--- begin DATA LINES ---

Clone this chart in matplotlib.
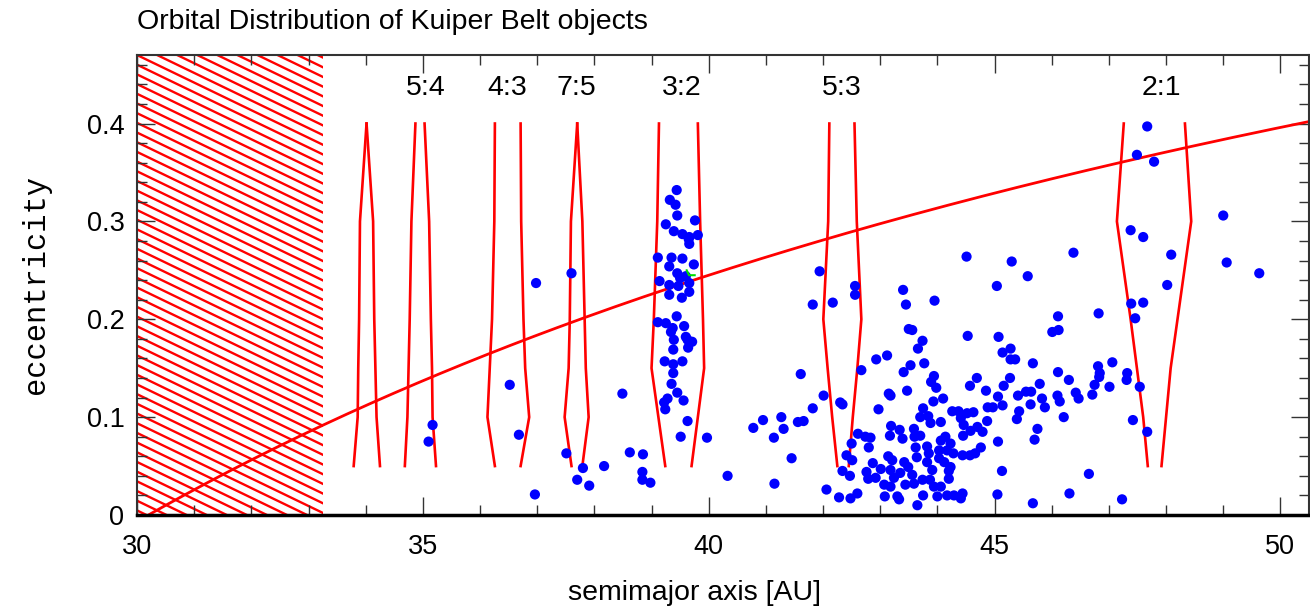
import numpy as np
import matplotlib.pyplot as plt
from matplotlib.patches import Rectangle
from matplotlib.ticker import MultipleLocator

# --- observed objects: semimajor axis [AU], eccentricity ---
a_inner = [35.17, 35.10, 36.98, 36.52, 36.68, 37.60, 37.51, 37.80, 37.70, 37.91,
           38.17, 36.96, 38.49, 38.62, 38.85, 38.84, 38.84, 38.98, 40.33, 40.78,
           40.95, 41.27, 41.31, 41.14, 41.56, 41.66, 41.45, 41.15, 41.61]
e_inner = [0.092, 0.075, 0.237, 0.133, 0.082, 0.247, 0.063, 0.048, 0.036, 0.030,
           0.050, 0.021, 0.124, 0.064, 0.062, 0.044, 0.036, 0.033, 0.040, 0.089,
           0.097, 0.100, 0.088, 0.079, 0.095, 0.096, 0.058, 0.032, 0.144]

# objects in the 3:2 resonance
a_plutinos = [39.44, 39.32, 39.42, 39.45, 39.76, 39.25, 39.39, 39.54, 39.66, 39.81,
              39.66, 39.11, 39.35, 39.54, 39.31, 39.74, 39.45, 39.60, 39.14, 39.31,
              39.47, 39.66, 39.31, 39.53, 39.66, 39.44, 39.11, 39.25, 39.37, 39.57,
              39.34, 39.60, 39.39, 39.63, 39.71, 39.38, 39.64, 39.23, 39.38, 39.54,
              39.38, 39.35, 39.45, 39.28, 39.56, 39.22, 39.24, 39.63, 39.51, 39.97,
              39.50, 39.65]
e_plutinos = [0.332, 0.322, 0.317, 0.306, 0.301, 0.297, 0.290, 0.287, 0.284, 0.286,
              0.277, 0.263, 0.263, 0.262, 0.254, 0.256, 0.247, 0.244, 0.239, 0.235,
              0.234, 0.237, 0.225, 0.222, 0.228, 0.203, 0.197, 0.196, 0.191, 0.193,
              0.187, 0.182, 0.179, 0.179, 0.177, 0.169, 0.171, 0.157, 0.154, 0.157,
              0.145, 0.134, 0.125, 0.119, 0.117, 0.115, 0.108, 0.096, 0.080, 0.079,
              0.242, 0.282]

# classical belt
a_classical = [44.51, 45.30, 45.58, 41.94, 45.04, 42.56, 42.56, 43.40, 43.45, 41.82,
               42.17, 43.95, 43.50, 43.56, 43.74, 43.66, 44.53, 45.07, 45.14, 45.28,
               45.28, 45.36, 45.67, 42.93, 43.12, 42.67, 43.53, 43.41, 43.77, 43.94,
               43.89, 43.98, 44.69, 44.57, 44.85, 45.27, 45.16, 43.47, 43.15, 43.18,
               42.01, 42.30, 42.34, 41.82, 42.97, 44.10, 43.93, 43.75, 43.70, 43.84,
               43.88, 44.06, 44.26, 44.37, 44.52, 44.63, 44.41, 44.46, 44.58, 44.70,
               44.79, 44.87, 44.88, 44.97, 45.06, 45.14, 45.41, 45.55, 45.64, 45.63,
               45.43, 45.39, 45.79, 45.75, 45.70, 45.06, 45.13, 45.05, 45.67, 42.61,
               42.74, 42.83, 42.80, 42.50, 42.41, 42.51, 42.34, 42.47, 42.06, 42.28,
               42.48, 42.60, 42.87, 42.76, 42.79, 42.92, 43.01, 43.14, 43.21, 43.18,
               43.07, 43.18, 43.08, 43.30, 43.33, 43.24, 43.35, 43.42, 43.49, 43.44,
               43.56, 43.19, 43.34, 43.39, 43.17, 43.59, 43.60, 43.70, 43.62, 43.64,
               43.82, 43.85, 44.03, 44.06, 44.14, 44.23, 44.17, 44.28, 44.44, 44.57,
               44.66, 44.76, 44.03, 44.12, 44.23, 44.20, 44.20, 43.82, 43.91, 43.87,
               43.74, 43.94, 44.06, 44.00, 44.17, 44.29, 44.44, 44.41, 43.75, 43.65,
               43.59, 44.45]
e_classical = [0.264, 0.259, 0.244, 0.249, 0.234, 0.234, 0.225, 0.230, 0.215, 0.215,
               0.217, 0.219, 0.190, 0.189, 0.178, 0.170, 0.183, 0.182, 0.166, 0.170,
               0.159, 0.159, 0.155, 0.159, 0.163, 0.148, 0.153, 0.146, 0.155, 0.142,
               0.136, 0.130, 0.140, 0.132, 0.127, 0.140, 0.132, 0.127, 0.124, 0.122,
               0.122, 0.115, 0.113, 0.109, 0.108, 0.119, 0.116, 0.109, 0.100, 0.101,
               0.094, 0.095, 0.106, 0.106, 0.104, 0.105, 0.099, 0.092, 0.086, 0.090,
               0.085, 0.096, 0.110, 0.110, 0.121, 0.112, 0.122, 0.126, 0.126, 0.113,
               0.106, 0.098, 0.134, 0.088, 0.077, 0.075, 0.045, 0.021, 0.012, 0.083,
               0.080, 0.079, 0.069, 0.073, 0.061, 0.056, 0.045, 0.040, 0.026, 0.018,
               0.017, 0.022, 0.053, 0.044, 0.037, 0.038, 0.047, 0.060, 0.056, 0.046,
               0.031, 0.029, 0.019, 0.019, 0.016, 0.038, 0.043, 0.054, 0.049, 0.031,
               0.041, 0.091, 0.087, 0.078, 0.081, 0.088, 0.080, 0.081, 0.069, 0.059,
               0.070, 0.063, 0.066, 0.076, 0.080, 0.073, 0.066, 0.063, 0.061, 0.061,
               0.063, 0.069, 0.058, 0.054, 0.049, 0.045, 0.037, 0.054, 0.046, 0.036,
               0.036, 0.029, 0.029, 0.019, 0.020, 0.020, 0.022, 0.017, 0.020, 0.010,
               0.032, 0.081]

# outer belt and the 2:1 region
a_outer = [46.38, 48.09, 49.06, 49.63, 48.02, 47.39, 47.60, 47.46, 46.82, 46.11,
           46.01, 46.12, 47.06, 46.81, 46.84, 46.83, 46.75, 47.01, 47.32, 47.31,
           47.54, 46.11, 46.30, 46.42, 46.47, 46.71, 46.10, 46.14, 45.83, 45.88,
           46.21, 46.65, 46.31, 47.23, 47.42, 47.67, 47.67, 47.49, 47.79, 47.38,
           47.60, 49.00]
e_outer = [0.268, 0.266, 0.258, 0.247, 0.235, 0.216, 0.217, 0.201, 0.206, 0.203,
           0.187, 0.189, 0.156, 0.152, 0.145, 0.141, 0.133, 0.131, 0.145, 0.138,
           0.131, 0.146, 0.138, 0.125, 0.119, 0.123, 0.122, 0.116, 0.119, 0.110,
           0.100, 0.042, 0.022, 0.016, 0.097, 0.085, 0.397, 0.368, 0.361, 0.291,
           0.284, 0.306]

pluto_a = [39.615, 39.656, 39.755]
pluto_e = [0.250, 0.245, 0.245]

# --- mean motion resonance libration widths ---
res_names = ['', '5:4', '4:3', '7:5', '3:2', '5:3', '2:1']
res_center = [34.02, 35.05, 36.48, 37.69, 39.52, 42.33, 47.91]
res_e = [0.05, 0.10, 0.15, 0.20, 0.30, 0.40]
res_left = [
    [33.79, 33.86, 33.87, 33.885, 33.90, 34.015],
    [34.685, 34.73, 34.75, 34.77, 34.80, 34.87],
    [36.26, 36.13, 36.17, 36.21, 36.25, 36.26],
    [37.60, 37.48, 37.55, 37.57, 37.59, 37.70],
    [39.24, 39.12, 39.00, 39.04, 39.10, 39.13],
    [42.25, 42.16, 42.08, 42.005, 42.09, 42.11],
    [47.68, 47.60, 47.49, 47.38, 47.14, 47.26],
]
res_right = [
    [34.25, 34.19, 34.17, 34.15, 34.13, 34.015],
    [35.23, 35.17, 35.16, 35.14, 35.11, 35.03],
    [36.71, 36.86, 36.79, 36.76, 36.72, 36.71],
    [37.79, 37.90, 37.85, 37.83, 37.79, 37.70],
    [39.70, 39.81, 39.92, 39.90, 39.85, 39.81],
    [42.45, 42.52, 42.60, 42.67, 42.59, 42.55],
    [47.92, 48.00, 48.08, 48.20, 48.44, 48.33],
]

q_neptune = 30.2     # perihelion of the Neptune-crossing limit
a_scatter_edge = 33.25  # edge of the unstable zone

W, H = 1310, 613
fig = plt.figure(figsize=(W / 100, H / 100), dpi=100)
ax = fig.add_axes([137 / W, 1 - 515 / H, (1309 - 137) / W, (515 - 55) / H])
ax.set_xlim(30, 50.5)
ax.set_ylim(0, 0.47)

# hatched unstable region
clip = Rectangle((30, 0), a_scatter_edge - 30, 0.47, fill=False, lw=0)
ax.add_patch(clip)
for c in np.arange(0.47 + 0.0099 * 12, -0.11, -0.0099):
    aa = np.array([30, a_scatter_edge])
    ln, = ax.plot(aa, c - 0.0282 * (aa - 30), color='red', lw=1.7, zorder=1)
    ln.set_clip_path(clip)

# q = const curve
a_curve = np.linspace(q_neptune, 50.5, 200)
ax.plot(a_curve, 1 - q_neptune / a_curve, color='red', lw=2, zorder=2)

for name, ac, left, right in zip(res_names, res_center, res_left, res_right):
    ax.plot(left, res_e, color='red', lw=1.9, zorder=2)
    ax.plot(right, res_e, color='red', lw=1.9, zorder=2)
    if name:
        ax.text(ac, 0.436, name, ha='center', va='center', fontsize=20.5,
                family='Liberation Sans')

for a, e in [(a_inner, e_inner), (a_plutinos, e_plutinos),
             (a_classical, e_classical), (a_outer, e_outer)]:
    ax.scatter(a, e, s=54, color='#0000ff', edgecolors='none', zorder=4)
ax.plot(pluto_a, pluto_e, color='#00dd00', lw=1.5, zorder=5)

ax.xaxis.set_major_locator(MultipleLocator(5))
ax.xaxis.set_minor_locator(MultipleLocator(1))
ax.yaxis.set_minor_locator(MultipleLocator(0.02))
ax.set_yticks([0, 0.1, 0.2, 0.3, 0.4])
ax.set_yticklabels(['0', '0.1', '0.2', '0.3', '0.4'])
ax.tick_params(which='both', direction='in', top=True, right=True, color='#333333')
ax.tick_params(which='major', length=13, width=1)
ax.tick_params(which='minor', length=7, width=1)
ax.tick_params(axis='x', pad=14, labelsize=19.5)
ax.tick_params(axis='y', pad=9, labelsize=19.5)
for lab in ax.get_xticklabels() + ax.get_yticklabels():
    lab.set_family('Liberation Sans')

for side in ['top', 'left', 'right']:
    ax.spines[side].set_linewidth(1.5)
    ax.spines[side].set_color('#333333')
ax.spines['bottom'].set_linewidth(2.5)

ax.set_xlabel('semimajor axis [AU]', fontsize=20.5, family='Liberation Sans')
ax.xaxis.set_label_coords(0.476, -0.142)
ax.set_ylabel('eccentricity', fontsize=22, family='Liberation Mono', labelpad=26)
fig.text(137 / W, 1 - 22 / H, 'Orbital Distribution of Kuiper Belt objects',
         ha='left', va='center', fontsize=20.5, family='Liberation Sans')

fig.savefig('out.png', dpi=100)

--- end DATA LINES ---

- [GIVEN TASK] Take the material above from its first line through the line holding "0.242, 0.282]" and set it down exactly, without the pictures.

- [IN RESPONSE]
Clone this chart in matplotlib.
import numpy as np
import matplotlib.pyplot as plt
from matplotlib.patches import Rectangle
from matplotlib.ticker import MultipleLocator

# --- observed objects: semimajor axis [AU], eccentricity ---
a_inner = [35.17, 35.10, 36.98, 36.52, 36.68, 37.60, 37.51, 37.80, 37.70, 37.91,
           38.17, 36.96, 38.49, 38.62, 38.85, 38.84, 38.84, 38.98, 40.33, 40.78,
           40.95, 41.27, 41.31, 41.14, 41.56, 41.66, 41.45, 41.15, 41.61]
e_inner = [0.092, 0.075, 0.237, 0.133, 0.082, 0.247, 0.063, 0.048, 0.036, 0.030,
           0.050, 0.021, 0.124, 0.064, 0.062, 0.044, 0.036, 0.033, 0.040, 0.089,
           0.097, 0.100, 0.088, 0.079, 0.095, 0.096, 0.058, 0.032, 0.144]

# objects in the 3:2 resonance
a_plutinos = [39.44, 39.32, 39.42, 39.45, 39.76, 39.25, 39.39, 39.54, 39.66, 39.81,
              39.66, 39.11, 39.35, 39.54, 39.31, 39.74, 39.45, 39.60, 39.14, 39.31,
              39.47, 39.66, 39.31, 39.53, 39.66, 39.44, 39.11, 39.25, 39.37, 39.57,
              39.34, 39.60, 39.39, 39.63, 39.71, 39.38, 39.64, 39.23, 39.38, 39.54,
              39.38, 39.35, 39.45, 39.28, 39.56, 39.22, 39.24, 39.63, 39.51, 39.97,
              39.50, 39.65]
e_plutinos = [0.332, 0.322, 0.317, 0.306, 0.301, 0.297, 0.290, 0.287, 0.284, 0.286,
              0.277, 0.263, 0.263, 0.262, 0.254, 0.256, 0.247, 0.244, 0.239, 0.235,
              0.234, 0.237, 0.225, 0.222, 0.228, 0.203, 0.197, 0.196, 0.191, 0.193,
              0.187, 0.182, 0.179, 0.179, 0.177, 0.169, 0.171, 0.157, 0.154, 0.157,
              0.145, 0.134, 0.125, 0.119, 0.117, 0.115, 0.108, 0.096, 0.080, 0.079,
              0.242, 0.282]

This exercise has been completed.